Welcome to Papua New Guinea, the second largest island in the world, a mountainous, inhospitable and primitive land that recalls the dawn of humanity. This country north of Australia is inhabited by more than 1,000 tribes and 850 different languages. Failure to understand members of other communities can cost you your life, hence the system known as Wantok, from English, which means “One speech.”
Papua New Guinea is a remote and primitive country with tribes still settled in the Stone Age. Discovered by Spanish sailors in the 16th century, this large island, second only in size to Greenland, is a mosaic of peoples in constant rivalry and a state of war. To understand this country in Oceania, it is essential to know the Wantok system. The word Wantok is the “pidgin” version of “one talk.”
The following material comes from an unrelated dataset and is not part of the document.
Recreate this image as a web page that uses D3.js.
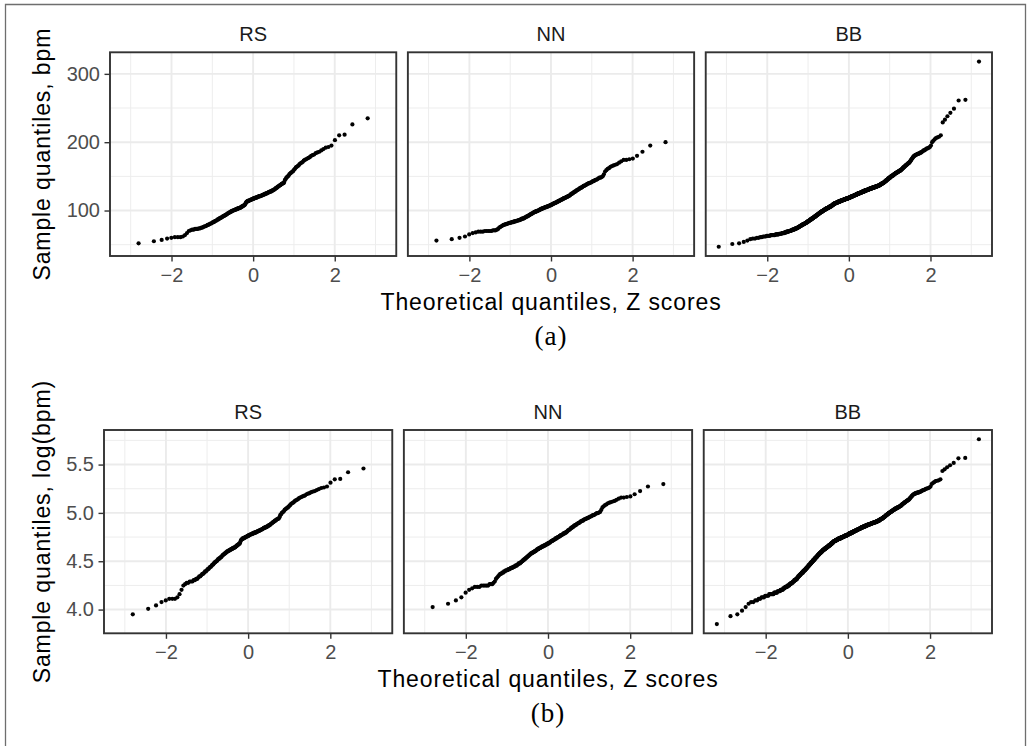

Wantok is the linguistic glue that binds together this country where many tribes live in permanent hostility. But Wantok is not just about people being able to understand each other using the same language or dialect, it is much more than that: it is also a traditional social support system that ensures that no one is left without help.
Every member of a Wantok must provide unconditional support to any other Wantok in need, providing them with everything they need: accommodation, food and care if they are injured. In other words, solidarity within the Wantok provides a protective shield and ensures that members receive help in times of need. Bridging the differences is like the origin of the Italian mafias that emerged as networks of unconditional protection between members of a clan.
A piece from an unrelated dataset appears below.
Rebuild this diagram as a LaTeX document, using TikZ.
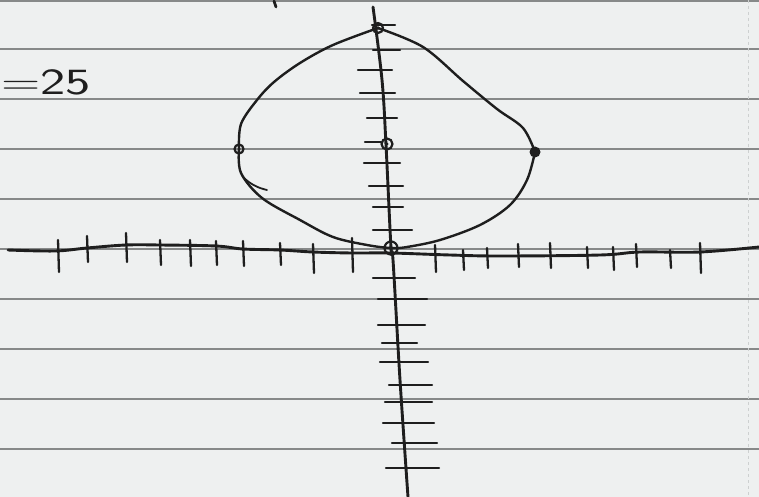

In Papua New Guinea’s tribal-based society, relationships with other communities are essential for trading, hunting and defending. That is why the Wantok system has evolved as a means of communicating between different and distant clans in order to achieve help and security. In other words, understanding each other through the Wantok dialect is vital for survival, as it protects individuals from external threats, including violence, slavery or abuse from other groups.
In a country where law enforcement can be irregular, belonging to a Wantok, that is, to the human group that speaks the same language, can be the difference between life and death, because in these mountain tribes, disputes are resolved in an atavistic way, that is, using violence with arrows, machetes and spears. The only way to stop the orgy of blood that pitched battles become is through parley, negotiation, but this is not always possible. If the two clans that are facing each other cannot understand each other, the result can be tragic, with deaths, capture of slaves and rapes.
The Wantok is therefore the only possible means to compromise and find an arrangement that will put an end to the war. However, the Wantok system also has a dark side in Papua New Guinea, a country that gained independence from Australia in 1975. Wantoks, or tribal federations that speak the same language, hold positions of power in Port Moresby, the capital, whether in business, public administration or politics.
This power sometimes leads to false accounting practices and corruption, negatively affecting the country’s development. And as we mentioned the parallel with the mafia, the Wantoks also engage in extortion practices, demanding that merchants provide goods and services to their Wantoks at reduced prices or even for free, which can lead to bankruptcy.
Looking at New Guinea is like taking a trip back in time, going back more than 40,000 years when humanity lived in a permanent state of war of all against all. The only way to achieve peace was to resort to a language that the enemy understood, which is why the Wantok of Papua New Guinea shows us that for human beings, now and always, the true homeland is not the territory and its borders, but the language.